Aim of the task: Give again, word for word, the lines below that run from the line with "Convert this chart to Apache ECharts code." through the line with "const refLine = [[0, 1], [800, 1]];". Drop the pictures.

Data for this exercise:
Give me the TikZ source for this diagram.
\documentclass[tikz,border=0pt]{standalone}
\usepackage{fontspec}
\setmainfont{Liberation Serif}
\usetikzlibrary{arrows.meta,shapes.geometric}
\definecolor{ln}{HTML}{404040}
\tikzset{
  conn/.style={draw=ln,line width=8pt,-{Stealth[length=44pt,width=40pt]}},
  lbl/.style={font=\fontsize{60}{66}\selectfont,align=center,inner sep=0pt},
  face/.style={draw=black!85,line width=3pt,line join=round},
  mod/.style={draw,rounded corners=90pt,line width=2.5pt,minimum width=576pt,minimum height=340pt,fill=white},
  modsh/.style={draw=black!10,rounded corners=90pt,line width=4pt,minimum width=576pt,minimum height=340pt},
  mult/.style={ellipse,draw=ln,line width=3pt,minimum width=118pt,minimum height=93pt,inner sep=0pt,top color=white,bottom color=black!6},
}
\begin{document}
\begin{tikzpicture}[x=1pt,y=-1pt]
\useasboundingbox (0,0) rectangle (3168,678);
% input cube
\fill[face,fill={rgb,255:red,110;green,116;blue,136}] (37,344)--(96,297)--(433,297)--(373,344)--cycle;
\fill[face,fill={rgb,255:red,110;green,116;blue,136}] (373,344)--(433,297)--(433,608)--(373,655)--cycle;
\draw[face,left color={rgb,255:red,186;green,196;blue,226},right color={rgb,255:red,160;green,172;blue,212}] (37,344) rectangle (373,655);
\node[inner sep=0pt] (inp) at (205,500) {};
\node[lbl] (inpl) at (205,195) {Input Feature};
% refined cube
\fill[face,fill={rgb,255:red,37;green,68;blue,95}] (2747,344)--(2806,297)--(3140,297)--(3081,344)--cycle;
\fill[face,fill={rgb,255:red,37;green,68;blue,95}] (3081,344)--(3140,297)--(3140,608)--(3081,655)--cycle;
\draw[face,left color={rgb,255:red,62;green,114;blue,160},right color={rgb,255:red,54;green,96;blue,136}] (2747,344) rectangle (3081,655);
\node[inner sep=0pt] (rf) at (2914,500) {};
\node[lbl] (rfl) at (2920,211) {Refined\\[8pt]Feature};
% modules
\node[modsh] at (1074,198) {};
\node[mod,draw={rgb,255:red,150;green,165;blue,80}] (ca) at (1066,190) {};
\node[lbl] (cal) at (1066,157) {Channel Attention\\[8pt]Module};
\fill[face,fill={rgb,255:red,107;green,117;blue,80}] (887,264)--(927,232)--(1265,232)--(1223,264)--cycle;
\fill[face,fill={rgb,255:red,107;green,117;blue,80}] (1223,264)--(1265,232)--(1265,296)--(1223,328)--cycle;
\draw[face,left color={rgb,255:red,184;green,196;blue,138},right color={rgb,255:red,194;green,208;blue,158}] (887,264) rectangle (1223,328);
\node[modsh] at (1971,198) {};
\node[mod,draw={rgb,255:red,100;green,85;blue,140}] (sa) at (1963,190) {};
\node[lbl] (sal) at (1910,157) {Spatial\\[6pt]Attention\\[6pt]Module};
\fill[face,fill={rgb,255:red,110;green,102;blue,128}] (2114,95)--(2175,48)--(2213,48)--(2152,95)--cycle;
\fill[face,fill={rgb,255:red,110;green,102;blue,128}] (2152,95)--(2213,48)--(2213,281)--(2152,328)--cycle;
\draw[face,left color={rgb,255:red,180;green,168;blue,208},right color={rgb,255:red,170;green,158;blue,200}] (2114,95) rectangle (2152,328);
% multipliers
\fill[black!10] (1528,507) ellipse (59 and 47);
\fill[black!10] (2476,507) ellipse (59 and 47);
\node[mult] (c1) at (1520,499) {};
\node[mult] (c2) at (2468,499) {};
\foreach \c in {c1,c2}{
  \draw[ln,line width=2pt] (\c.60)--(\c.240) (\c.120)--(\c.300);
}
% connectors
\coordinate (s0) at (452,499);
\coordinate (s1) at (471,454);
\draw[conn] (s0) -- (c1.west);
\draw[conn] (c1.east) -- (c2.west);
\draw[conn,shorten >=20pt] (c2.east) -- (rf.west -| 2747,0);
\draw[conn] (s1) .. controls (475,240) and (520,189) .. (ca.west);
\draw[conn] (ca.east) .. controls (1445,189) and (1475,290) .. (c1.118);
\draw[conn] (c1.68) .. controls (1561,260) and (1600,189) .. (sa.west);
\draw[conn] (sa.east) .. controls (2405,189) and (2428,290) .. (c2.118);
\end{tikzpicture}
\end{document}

==

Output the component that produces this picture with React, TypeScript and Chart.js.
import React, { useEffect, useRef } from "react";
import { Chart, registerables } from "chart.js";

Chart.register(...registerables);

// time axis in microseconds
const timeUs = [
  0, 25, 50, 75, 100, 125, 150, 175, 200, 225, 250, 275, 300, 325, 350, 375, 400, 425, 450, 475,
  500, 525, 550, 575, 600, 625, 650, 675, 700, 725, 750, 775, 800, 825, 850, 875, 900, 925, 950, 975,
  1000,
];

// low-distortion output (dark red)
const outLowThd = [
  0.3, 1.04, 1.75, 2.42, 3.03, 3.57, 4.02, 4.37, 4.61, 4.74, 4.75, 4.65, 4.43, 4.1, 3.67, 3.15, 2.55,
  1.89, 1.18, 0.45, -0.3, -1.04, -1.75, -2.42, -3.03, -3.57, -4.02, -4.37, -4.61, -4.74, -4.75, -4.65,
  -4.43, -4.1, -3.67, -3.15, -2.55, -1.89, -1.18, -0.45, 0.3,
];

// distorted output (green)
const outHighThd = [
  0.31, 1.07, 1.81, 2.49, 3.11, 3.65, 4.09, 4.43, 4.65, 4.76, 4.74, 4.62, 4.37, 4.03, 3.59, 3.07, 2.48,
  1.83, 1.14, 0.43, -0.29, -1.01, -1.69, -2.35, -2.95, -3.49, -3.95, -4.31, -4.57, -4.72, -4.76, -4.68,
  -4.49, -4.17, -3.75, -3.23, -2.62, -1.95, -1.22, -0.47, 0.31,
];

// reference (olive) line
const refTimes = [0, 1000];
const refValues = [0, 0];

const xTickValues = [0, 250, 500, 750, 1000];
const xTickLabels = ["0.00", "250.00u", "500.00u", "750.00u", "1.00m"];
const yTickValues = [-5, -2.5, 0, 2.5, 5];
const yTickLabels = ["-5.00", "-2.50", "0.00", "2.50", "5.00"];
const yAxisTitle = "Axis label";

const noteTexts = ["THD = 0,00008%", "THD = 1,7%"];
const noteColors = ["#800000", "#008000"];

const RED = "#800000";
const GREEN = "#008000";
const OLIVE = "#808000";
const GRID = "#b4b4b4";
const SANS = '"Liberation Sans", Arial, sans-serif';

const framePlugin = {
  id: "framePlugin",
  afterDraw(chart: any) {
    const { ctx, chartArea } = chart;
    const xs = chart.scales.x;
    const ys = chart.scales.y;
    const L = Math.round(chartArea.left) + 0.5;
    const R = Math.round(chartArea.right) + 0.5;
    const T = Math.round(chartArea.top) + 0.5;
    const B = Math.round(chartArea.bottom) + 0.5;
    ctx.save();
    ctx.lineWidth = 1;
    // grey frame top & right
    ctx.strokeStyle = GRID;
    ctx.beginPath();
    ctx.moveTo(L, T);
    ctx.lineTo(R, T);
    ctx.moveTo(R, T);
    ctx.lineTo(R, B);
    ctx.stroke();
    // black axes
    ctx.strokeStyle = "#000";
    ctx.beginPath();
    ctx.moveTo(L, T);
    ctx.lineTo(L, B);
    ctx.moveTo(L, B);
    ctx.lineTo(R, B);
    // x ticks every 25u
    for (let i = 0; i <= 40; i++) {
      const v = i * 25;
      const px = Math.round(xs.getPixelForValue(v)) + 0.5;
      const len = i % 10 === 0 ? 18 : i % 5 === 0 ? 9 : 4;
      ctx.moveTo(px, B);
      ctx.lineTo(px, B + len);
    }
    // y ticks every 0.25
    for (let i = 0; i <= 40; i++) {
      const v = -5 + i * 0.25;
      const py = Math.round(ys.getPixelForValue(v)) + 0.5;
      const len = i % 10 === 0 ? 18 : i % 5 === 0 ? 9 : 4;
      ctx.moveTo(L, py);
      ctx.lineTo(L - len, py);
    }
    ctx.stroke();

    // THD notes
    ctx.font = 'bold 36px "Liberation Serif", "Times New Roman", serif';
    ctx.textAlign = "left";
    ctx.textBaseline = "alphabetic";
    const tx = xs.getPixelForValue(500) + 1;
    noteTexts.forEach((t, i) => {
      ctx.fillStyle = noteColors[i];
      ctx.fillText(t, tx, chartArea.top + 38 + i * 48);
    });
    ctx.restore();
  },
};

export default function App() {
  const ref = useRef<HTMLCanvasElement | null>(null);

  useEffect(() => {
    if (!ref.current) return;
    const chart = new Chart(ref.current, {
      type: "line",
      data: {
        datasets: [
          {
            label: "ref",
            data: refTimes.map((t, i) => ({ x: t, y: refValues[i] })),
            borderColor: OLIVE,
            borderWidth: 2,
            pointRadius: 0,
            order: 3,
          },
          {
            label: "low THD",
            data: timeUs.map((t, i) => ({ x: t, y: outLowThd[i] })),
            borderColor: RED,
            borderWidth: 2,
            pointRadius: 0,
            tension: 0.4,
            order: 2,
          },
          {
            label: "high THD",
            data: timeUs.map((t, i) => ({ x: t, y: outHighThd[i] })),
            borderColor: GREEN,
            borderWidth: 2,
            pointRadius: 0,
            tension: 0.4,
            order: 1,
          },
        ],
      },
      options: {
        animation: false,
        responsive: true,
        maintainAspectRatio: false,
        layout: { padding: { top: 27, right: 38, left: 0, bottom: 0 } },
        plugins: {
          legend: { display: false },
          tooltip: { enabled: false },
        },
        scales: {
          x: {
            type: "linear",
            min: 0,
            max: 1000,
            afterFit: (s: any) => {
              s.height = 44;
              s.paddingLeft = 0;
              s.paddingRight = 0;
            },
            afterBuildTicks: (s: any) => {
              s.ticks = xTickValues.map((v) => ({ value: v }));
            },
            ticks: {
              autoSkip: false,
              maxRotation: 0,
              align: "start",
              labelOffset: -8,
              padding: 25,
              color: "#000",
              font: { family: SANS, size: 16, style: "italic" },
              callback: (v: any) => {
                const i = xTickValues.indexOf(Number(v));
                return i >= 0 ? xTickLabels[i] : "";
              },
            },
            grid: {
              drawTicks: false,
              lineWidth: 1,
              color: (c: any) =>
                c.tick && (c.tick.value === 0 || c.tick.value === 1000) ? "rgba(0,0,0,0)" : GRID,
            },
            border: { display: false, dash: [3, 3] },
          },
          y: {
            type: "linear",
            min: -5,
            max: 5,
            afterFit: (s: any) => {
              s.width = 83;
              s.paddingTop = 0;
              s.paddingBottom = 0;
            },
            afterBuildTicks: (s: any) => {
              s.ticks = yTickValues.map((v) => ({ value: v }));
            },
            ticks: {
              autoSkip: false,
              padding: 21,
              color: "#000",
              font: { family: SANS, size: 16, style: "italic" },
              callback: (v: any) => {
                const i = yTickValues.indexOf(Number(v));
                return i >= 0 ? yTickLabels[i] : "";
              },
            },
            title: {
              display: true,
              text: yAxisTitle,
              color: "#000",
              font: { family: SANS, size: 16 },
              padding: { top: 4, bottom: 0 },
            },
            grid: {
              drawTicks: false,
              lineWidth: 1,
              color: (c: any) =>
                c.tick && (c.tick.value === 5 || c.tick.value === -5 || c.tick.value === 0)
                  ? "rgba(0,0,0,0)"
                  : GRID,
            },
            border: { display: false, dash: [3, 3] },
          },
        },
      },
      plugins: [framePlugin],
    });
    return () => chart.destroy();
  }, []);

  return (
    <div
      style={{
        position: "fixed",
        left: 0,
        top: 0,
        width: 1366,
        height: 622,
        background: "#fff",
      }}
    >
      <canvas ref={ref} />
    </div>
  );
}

--

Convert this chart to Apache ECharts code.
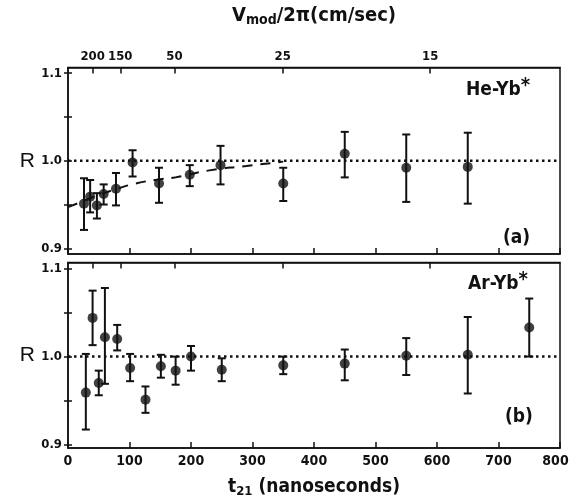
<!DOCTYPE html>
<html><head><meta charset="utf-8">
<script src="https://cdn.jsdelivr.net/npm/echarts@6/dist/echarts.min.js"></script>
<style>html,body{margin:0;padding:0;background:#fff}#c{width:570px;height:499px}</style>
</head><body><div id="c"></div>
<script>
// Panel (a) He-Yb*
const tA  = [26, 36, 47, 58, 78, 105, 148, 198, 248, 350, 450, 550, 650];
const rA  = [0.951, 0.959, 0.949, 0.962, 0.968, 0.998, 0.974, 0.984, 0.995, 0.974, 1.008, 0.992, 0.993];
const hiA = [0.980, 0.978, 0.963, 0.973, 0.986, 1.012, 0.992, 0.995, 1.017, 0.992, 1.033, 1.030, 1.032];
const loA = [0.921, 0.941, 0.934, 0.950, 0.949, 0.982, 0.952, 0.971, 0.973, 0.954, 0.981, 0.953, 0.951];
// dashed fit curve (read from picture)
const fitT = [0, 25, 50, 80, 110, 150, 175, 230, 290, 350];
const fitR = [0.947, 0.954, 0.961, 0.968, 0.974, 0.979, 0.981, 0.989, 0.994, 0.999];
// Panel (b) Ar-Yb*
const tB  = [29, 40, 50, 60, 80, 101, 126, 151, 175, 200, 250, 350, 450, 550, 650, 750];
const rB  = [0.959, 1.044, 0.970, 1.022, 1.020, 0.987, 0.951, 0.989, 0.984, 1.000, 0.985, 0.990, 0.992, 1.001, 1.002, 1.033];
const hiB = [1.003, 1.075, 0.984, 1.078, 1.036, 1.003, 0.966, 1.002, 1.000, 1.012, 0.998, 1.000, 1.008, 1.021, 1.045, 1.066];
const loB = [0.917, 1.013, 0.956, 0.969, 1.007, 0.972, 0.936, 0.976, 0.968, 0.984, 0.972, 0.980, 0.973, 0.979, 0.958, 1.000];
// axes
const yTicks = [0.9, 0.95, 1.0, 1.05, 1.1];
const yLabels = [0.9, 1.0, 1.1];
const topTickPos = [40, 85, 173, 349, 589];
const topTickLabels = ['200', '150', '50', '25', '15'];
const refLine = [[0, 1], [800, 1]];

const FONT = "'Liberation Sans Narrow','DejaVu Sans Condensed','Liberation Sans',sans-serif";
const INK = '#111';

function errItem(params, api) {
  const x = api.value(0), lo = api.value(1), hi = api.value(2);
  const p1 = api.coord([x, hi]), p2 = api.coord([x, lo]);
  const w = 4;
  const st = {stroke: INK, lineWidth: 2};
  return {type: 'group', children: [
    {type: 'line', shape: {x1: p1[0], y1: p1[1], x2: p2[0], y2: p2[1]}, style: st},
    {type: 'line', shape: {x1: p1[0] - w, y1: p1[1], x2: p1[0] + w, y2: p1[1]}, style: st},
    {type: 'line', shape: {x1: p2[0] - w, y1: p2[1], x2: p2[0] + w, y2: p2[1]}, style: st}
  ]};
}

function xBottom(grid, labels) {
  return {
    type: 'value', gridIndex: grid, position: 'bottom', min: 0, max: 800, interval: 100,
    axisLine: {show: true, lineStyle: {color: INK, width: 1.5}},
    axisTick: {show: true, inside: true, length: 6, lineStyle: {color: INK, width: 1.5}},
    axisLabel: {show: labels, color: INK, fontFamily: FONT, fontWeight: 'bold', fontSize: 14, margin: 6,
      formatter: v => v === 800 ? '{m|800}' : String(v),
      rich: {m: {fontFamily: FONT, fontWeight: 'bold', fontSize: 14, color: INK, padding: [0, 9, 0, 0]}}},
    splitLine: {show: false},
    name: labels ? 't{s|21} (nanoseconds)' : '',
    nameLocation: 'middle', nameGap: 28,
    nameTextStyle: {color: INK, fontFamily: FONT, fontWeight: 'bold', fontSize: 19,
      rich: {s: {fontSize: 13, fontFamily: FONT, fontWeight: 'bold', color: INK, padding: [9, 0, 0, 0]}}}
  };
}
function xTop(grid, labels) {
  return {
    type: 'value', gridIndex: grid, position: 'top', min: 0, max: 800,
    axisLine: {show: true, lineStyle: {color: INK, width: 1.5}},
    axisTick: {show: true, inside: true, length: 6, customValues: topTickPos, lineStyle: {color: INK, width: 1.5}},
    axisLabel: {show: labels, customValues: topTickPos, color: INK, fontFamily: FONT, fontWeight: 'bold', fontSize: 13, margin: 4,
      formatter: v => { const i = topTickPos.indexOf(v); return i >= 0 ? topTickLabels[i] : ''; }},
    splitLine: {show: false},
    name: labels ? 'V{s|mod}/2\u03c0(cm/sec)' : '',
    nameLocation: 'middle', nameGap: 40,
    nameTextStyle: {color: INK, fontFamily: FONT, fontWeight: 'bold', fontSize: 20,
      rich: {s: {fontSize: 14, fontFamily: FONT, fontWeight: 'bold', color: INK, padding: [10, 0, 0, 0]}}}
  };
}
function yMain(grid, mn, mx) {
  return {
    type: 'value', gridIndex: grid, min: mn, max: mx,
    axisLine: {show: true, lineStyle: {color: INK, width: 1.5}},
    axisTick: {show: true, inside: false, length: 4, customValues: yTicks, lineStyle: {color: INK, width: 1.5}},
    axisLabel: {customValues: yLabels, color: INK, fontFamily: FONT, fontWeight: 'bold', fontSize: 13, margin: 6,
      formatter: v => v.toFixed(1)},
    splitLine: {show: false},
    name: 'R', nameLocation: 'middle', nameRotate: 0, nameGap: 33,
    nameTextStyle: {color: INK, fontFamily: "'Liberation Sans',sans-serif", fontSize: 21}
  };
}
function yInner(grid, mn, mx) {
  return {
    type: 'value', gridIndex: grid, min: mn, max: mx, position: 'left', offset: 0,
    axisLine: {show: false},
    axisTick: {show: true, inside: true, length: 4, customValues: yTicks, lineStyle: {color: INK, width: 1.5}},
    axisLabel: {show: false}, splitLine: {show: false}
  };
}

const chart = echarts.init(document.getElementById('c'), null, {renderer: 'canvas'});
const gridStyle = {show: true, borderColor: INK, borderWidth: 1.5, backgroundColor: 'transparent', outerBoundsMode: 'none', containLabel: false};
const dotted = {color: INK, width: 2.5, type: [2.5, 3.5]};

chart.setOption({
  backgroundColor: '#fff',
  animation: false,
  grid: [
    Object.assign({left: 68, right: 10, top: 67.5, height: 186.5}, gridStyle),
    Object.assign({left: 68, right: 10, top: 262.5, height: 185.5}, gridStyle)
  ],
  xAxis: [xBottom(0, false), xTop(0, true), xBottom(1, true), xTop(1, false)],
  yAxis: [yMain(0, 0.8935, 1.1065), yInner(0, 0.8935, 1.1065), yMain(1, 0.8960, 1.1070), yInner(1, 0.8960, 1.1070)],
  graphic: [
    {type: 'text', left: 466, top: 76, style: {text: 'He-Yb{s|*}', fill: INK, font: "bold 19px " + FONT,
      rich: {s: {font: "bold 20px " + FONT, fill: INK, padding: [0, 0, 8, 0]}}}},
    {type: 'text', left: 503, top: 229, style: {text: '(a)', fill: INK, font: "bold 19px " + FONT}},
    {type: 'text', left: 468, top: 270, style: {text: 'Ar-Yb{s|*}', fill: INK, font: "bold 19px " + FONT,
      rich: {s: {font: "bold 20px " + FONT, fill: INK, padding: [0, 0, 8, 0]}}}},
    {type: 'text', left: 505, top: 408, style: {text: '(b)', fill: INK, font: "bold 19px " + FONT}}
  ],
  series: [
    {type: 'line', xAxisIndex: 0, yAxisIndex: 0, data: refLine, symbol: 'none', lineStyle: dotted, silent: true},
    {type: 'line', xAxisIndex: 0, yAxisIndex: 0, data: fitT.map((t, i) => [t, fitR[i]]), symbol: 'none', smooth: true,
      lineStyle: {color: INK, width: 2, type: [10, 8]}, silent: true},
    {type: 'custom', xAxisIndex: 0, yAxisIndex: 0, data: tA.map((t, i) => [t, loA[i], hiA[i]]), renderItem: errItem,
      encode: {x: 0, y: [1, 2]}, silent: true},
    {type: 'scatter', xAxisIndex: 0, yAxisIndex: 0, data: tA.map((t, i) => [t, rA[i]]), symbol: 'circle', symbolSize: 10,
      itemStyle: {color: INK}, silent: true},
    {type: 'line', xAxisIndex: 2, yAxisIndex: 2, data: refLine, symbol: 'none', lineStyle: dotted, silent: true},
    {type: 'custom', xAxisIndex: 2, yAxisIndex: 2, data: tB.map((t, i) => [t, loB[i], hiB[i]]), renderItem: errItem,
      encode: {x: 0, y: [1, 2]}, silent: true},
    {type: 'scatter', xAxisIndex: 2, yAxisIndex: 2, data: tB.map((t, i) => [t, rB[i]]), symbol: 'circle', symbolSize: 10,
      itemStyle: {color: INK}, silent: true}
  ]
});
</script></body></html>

Answer to the problem:
Convert this chart to Apache ECharts code.
<!DOCTYPE html>
<html><head><meta charset="utf-8">
<script src="https://cdn.jsdelivr.net/npm/echarts@6/dist/echarts.min.js"></script>
<style>html,body{margin:0;padding:0;background:#fff}#c{width:570px;height:499px}</style>
</head><body><div id="c"></div>
<script>
// Panel (a) He-Yb*
const tA  = [26, 36, 47, 58, 78, 105, 148, 198, 248, 350, 450, 550, 650];
const rA  = [0.951, 0.959, 0.949, 0.962, 0.968, 0.998, 0.974, 0.984, 0.995, 0.974, 1.008, 0.992, 0.993];
const hiA = [0.980, 0.978, 0.963, 0.973, 0.986, 1.012, 0.992, 0.995, 1.017, 0.992, 1.033, 1.030, 1.032];
const loA = [0.921, 0.941, 0.934, 0.950, 0.949, 0.982, 0.952, 0.971, 0.973, 0.954, 0.981, 0.953, 0.951];
// dashed fit curve (read from picture)
const fitT = [0, 25, 50, 80, 110, 150, 175, 230, 290, 350];
const fitR = [0.947, 0.954, 0.961, 0.968, 0.974, 0.979, 0.981, 0.989, 0.994, 0.999];
// Panel (b) Ar-Yb*
const tB  = [29, 40, 50, 60, 80, 101, 126, 151, 175, 200, 250, 350, 450, 550, 650, 750];
const rB  = [0.959, 1.044, 0.970, 1.022, 1.020, 0.987, 0.951, 0.989, 0.984, 1.000, 0.985, 0.990, 0.992, 1.001, 1.002, 1.033];
const hiB = [1.003, 1.075, 0.984, 1.078, 1.036, 1.003, 0.966, 1.002, 1.000, 1.012, 0.998, 1.000, 1.008, 1.021, 1.045, 1.066];
const loB = [0.917, 1.013, 0.956, 0.969, 1.007, 0.972, 0.936, 0.976, 0.968, 0.984, 0.972, 0.980, 0.973, 0.979, 0.958, 1.000];
// axes
const yTicks = [0.9, 0.95, 1.0, 1.05, 1.1];
const yLabels = [0.9, 1.0, 1.1];
const topTickPos = [40, 85, 173, 349, 589];
const topTickLabels = ['200', '150', '50', '25', '15'];
const refLine = [[0, 1], [800, 1]];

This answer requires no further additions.